When I was six or seven years old, we had a huge sandbox in front of my house. It wasn’t really a sandbox — it was a place where a cement slab was going to be poured, but hadn’t been poured, and wouldn’t for several years. Thus, it was a large sandbox. A friend of my mother’s brought over her daughter one day. She also brought a friend of her daughter. We were all about the same age. We spent the afternoon in the sandbox, which wasn’t really a sandbox, yet was. I never saw this other girl again. I know that, weeks later, she ran into traffic, was hit by a car, then died. No one told me this. I overheard my mother speaking to her friend on the phone. There is no other reason I would still remember this girl who I spent a few hours with when I was seven years old. Why would you remember it otherwise? It’s a completely random memory. Nothing happened. What did happen happened later.
Therefore, it is not the memory of what happened that is memorable but the memory of the events surrounding the meeting. A memory of a retrospective loss. As the great American standup-tragedian Brother Theodore once proclaimed, “Only what we have lost forever do we ever truly possess.”
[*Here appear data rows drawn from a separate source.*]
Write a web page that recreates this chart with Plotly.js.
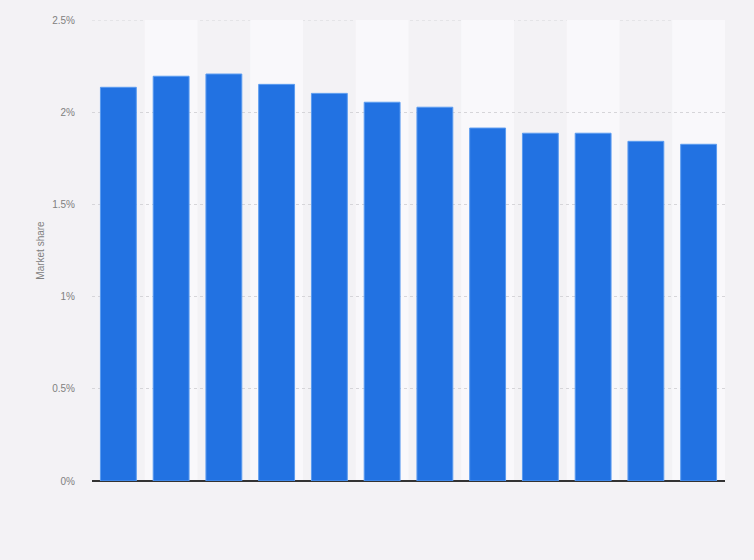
<!DOCTYPE html>
<html>
<head>
<meta charset="utf-8">
<script src="https://cdn.plot.ly/plotly-3.0.1.min.js"></script>
<style>
  html, body { margin: 0; padding: 0; background: #f3f2f5; }
  #chart { width: 754px; height: 560px; }
</style>
</head>
<body>
<div id="chart"></div>
<script>
// periods (labels are not shown on the chart)
var periods = ['1', '2', '3', '4', '5', '6', '7', '8', '9', '10', '11', '12'];
// market share in percent
var share = [2.135, 2.195, 2.207, 2.151, 2.102, 2.054, 2.027, 1.914, 1.886, 1.886, 1.842, 1.826];
var yTicks = [0, 0.5, 1, 1.5, 2, 2.5];
var yTickText = ['0%', '0.5%', '1%', '1.5%', '2%', '2.5%'];

// lighter column bands behind every second bar
var shapes = [];
for (var i = 1; i < periods.length; i += 2) {
  shapes.push({
    type: 'rect', layer: 'below', xref: 'x', yref: 'y',
    x0: i - 0.5, x1: i + 0.5, y0: 0, y1: 2.5,
    fillcolor: '#f9f8fb', line: {width: 0}
  });
}
// top gridline sits on the range edge, so draw it by hand
shapes.push({
  type: 'line', layer: 'below', xref: 'paper', yref: 'y',
  x0: 0, x1: 1, y0: 2.5, y1: 2.5,
  line: {color: '#d6d5d9', width: 1, dash: 'dot'}
});

var data = [{
  type: 'bar',
  x: periods,
  y: share,
  marker: {color: '#2272e2', line: {color: '#5b9cf0', width: 1}},
  hoverinfo: 'y'
}];

var layout = {
  width: 754,
  height: 560,
  margin: {l: 92, r: 29, t: 20, b: 79},
  paper_bgcolor: '#f3f2f5',
  plot_bgcolor: '#f3f2f5',
  bargap: 0.32,
  showlegend: false,
  font: {family: 'Liberation Sans, Arial, sans-serif', color: '#777'},
  xaxis: {
    type: 'category',
    showticklabels: false,
    showgrid: false,
    zeroline: false,
    showline: false,
    ticks: ''
  },
  yaxis: {
    range: [0, 2.5],
    tickvals: yTicks,
    ticktext: yTickText,
    tickfont: {size: 10, color: '#808080'},
    ticklabelstandoff: 16,
    showgrid: true,
    gridcolor: '#d6d5d9',
    griddash: 'dot',
    zeroline: true,
    zerolinecolor: '#333',
    zerolinewidth: 1.5,
    title: {text: 'Market share', font: {size: 10, color: '#808080'}, standoff: 5}
  },
  shapes: shapes
};

Plotly.newPlot('chart', data, layout, {displayModeBar: false, staticPlot: true});
</script>
</body>
</html>
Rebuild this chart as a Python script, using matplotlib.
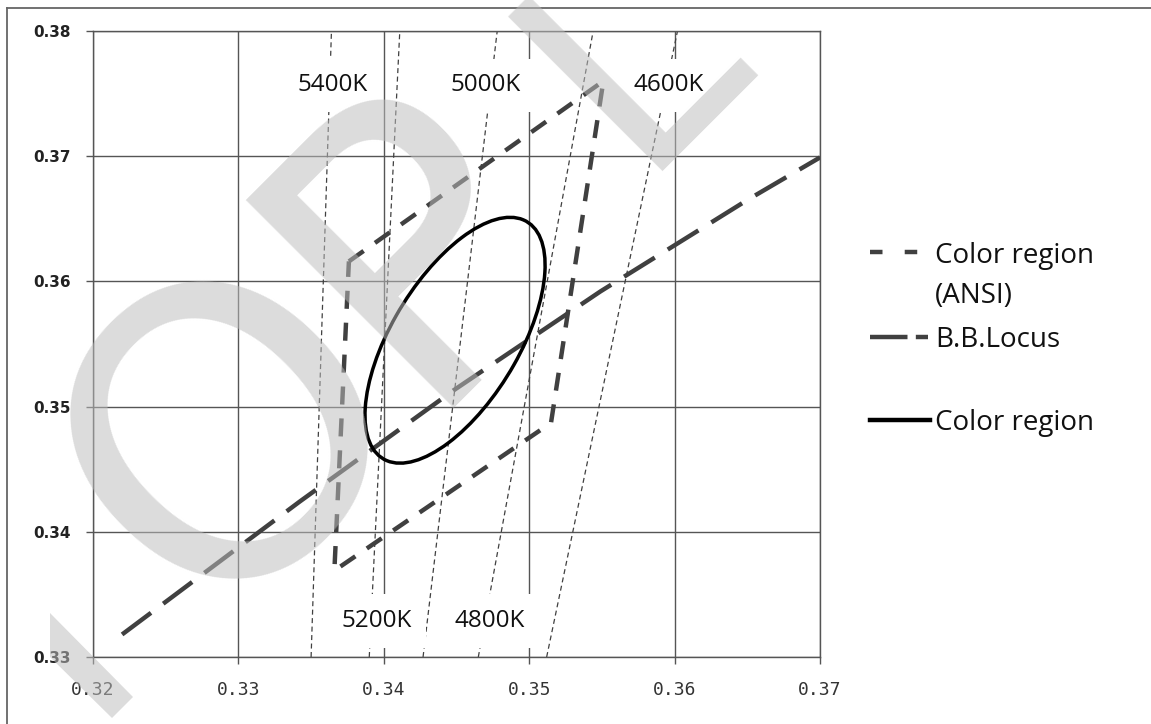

Roughly a year before Rachel Corrie died I went to a local political meeting. It was a group I had been involved with, at a time when I was involved heavily with such groups. It was the last meeting of that group I ever went to. I knew when I went there it would be the last time. I had no intention of coming back. I was just finishing up loose ends. The meeting was more of the same frustration lessened by the fact that I was no longer truly involved. Across the table from me and to my right was one person in the room who I had never seen before. She was the only person in the room who I didn’t know. It was my last meeting and her first, though I don’t know if she ever came back. I don’t remember her saying all that much. I know that she did speak, I just have no recollection of what she said. I know it had nothing to do with the incessant infighting plaguing the group, a main reason I was leaving. This, if nothing else, endeared her to me. In fact, I concentrated more on her then any of the topics on hand. That is the only way I got through the meeting. When it was over I thought about talking to her, but I didn’t want anything drawing me back into the circle. So I left. I left with a sense of relief, put it out of my mind, and never really thought about it again.
When I saw her picture I recognized her immediately. I once spent two hours sitting across from Rachel Corrie and now she’s dead.
The thing is, I shouldn’t remember her at all. The time I met Rachel Corrie was actually the time I failed to meet Rachel Corrie. I thought about talking to her but I didn’t. Between the time I sat across from her and the time I saw her picture in her memorial tent I had not thought about her at all. Why would I? She was just a girl I didn’t talk to. That is the reason I will always remember Rachel Corrie.